* _COLLECTED MATERIAL_:
********************

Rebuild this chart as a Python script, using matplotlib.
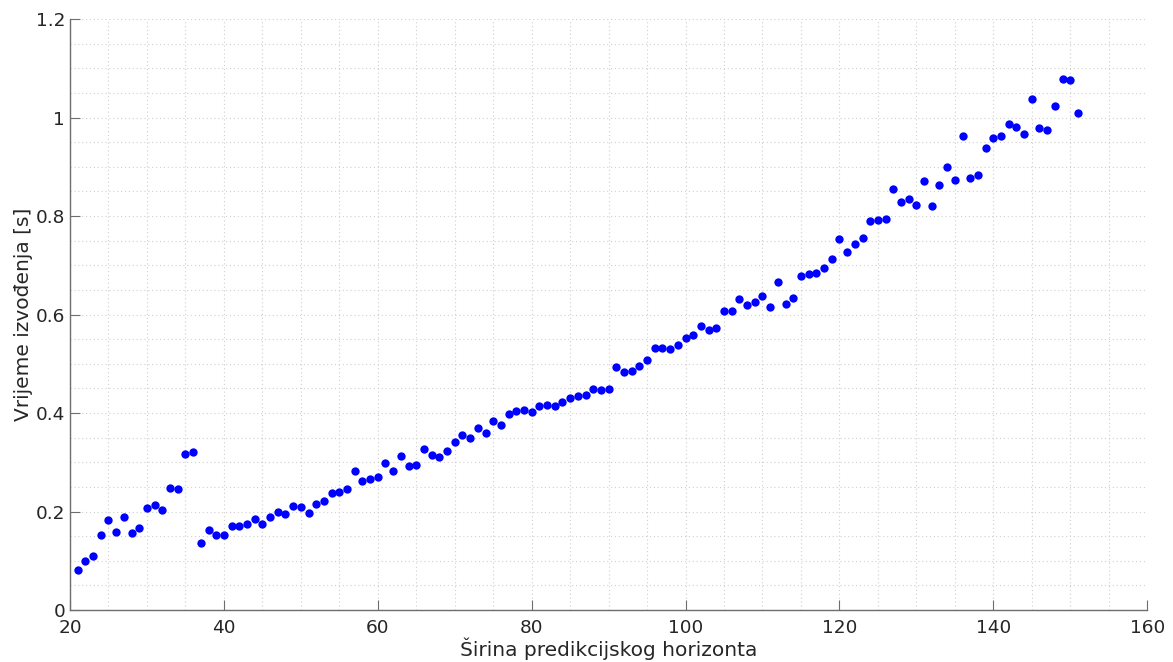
import numpy as np
import matplotlib
matplotlib.use("Agg")
import matplotlib.pyplot as plt
from matplotlib.ticker import MultipleLocator

# Prediction horizon width and measured execution time [s]
horizon = list(range(21, 152))
exec_time = [
    0.081, 0.100, 0.110, 0.153, 0.182, 0.158, 0.188, 0.157, 0.167, 0.208,
    0.213, 0.204, 0.247, 0.245, 0.316, 0.320, 0.137, 0.163, 0.152, 0.153,
    0.170, 0.171, 0.174, 0.184, 0.175, 0.188, 0.200, 0.195, 0.212, 0.209,
    0.198, 0.216, 0.222, 0.237, 0.239, 0.245, 0.283, 0.261, 0.267, 0.271,
    0.298, 0.282, 0.312, 0.292, 0.294, 0.326, 0.314, 0.310, 0.322, 0.341,
    0.355, 0.349, 0.369, 0.359, 0.384, 0.375, 0.399, 0.404, 0.406, 0.402,
    0.414, 0.416, 0.415, 0.422, 0.430, 0.434, 0.436, 0.449, 0.446, 0.448,
    0.493, 0.483, 0.485, 0.495, 0.508, 0.532, 0.532, 0.530, 0.538, 0.552,
    0.558, 0.577, 0.569, 0.573, 0.607, 0.607, 0.632, 0.619, 0.625, 0.638,
    0.615, 0.666, 0.621, 0.634, 0.678, 0.682, 0.684, 0.694, 0.713, 0.753,
    0.727, 0.743, 0.755, 0.790, 0.792, 0.794, 0.855, 0.828, 0.834, 0.822,
    0.871, 0.820, 0.863, 0.900, 0.873, 0.962, 0.877, 0.883, 0.938, 0.958,
    0.962, 0.987, 0.981, 0.966, 1.038, 0.979, 0.975, 1.023, 1.078, 1.076,
    1.009,
]

x_ticks = [20, 40, 60, 80, 100, 120, 140, 160]
y_ticks = [0, 0.2, 0.4, 0.6, 0.8, 1.0, 1.2]
y_tick_labels = ["0", "0.2", "0.4", "0.6", "0.8", "1", "1.2"]

fig = plt.figure(figsize=(11.73, 6.62), dpi=100)
ax = fig.add_axes([0.0597, 0.0785, 0.9183, 0.8928])

ax.plot(horizon, exec_time, linestyle="none", marker="o", markersize=6,
        color="#0000ff", markeredgewidth=0)

ax.set_xlim(20, 160)
ax.set_ylim(0, 1.2)
ax.set_xticks(x_ticks)
ax.set_yticks(y_ticks)
ax.set_yticklabels(y_tick_labels)
ax.xaxis.set_minor_locator(MultipleLocator(5))
ax.yaxis.set_minor_locator(MultipleLocator(0.05))

ax.grid(True, which="both", linestyle=(0, (1, 2.5)), color="#cfcfcf", linewidth=0.8)
ax.set_axisbelow(True)

for side in ("top", "right"):
    ax.spines[side].set_visible(False)
for side in ("left", "bottom"):
    ax.spines[side].set_color("#6e6e6e")
    ax.spines[side].set_linewidth(1.0)

ax.tick_params(which="major", direction="in", length=7, color="#6e6e6e",
               labelsize=13.3, labelcolor="#262626")
ax.tick_params(axis="x", which="major", pad=6.5)
ax.tick_params(which="minor", direction="in", length=0)

ax.set_xlabel("Širina predikcijskog horizonta", fontsize=14.5, color="#262626", labelpad=0)
ax.set_ylabel("Vrijeme izvođenja [s]", fontsize=14.5, color="#262626", labelpad=2)

fig.savefig("out.png", dpi=100)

********************

* _SET EXERCISE_:
From the opening line of the listing above through the line bearing "from matplotlib.ticker import MultipleLocator", repeat each line exactly. Drop every picture.

* _FINISHED ANSWER_:
Rebuild this chart as a Python script, using matplotlib.
import numpy as np
import matplotlib
matplotlib.use("Agg")
import matplotlib.pyplot as plt
from matplotlib.ticker import MultipleLocator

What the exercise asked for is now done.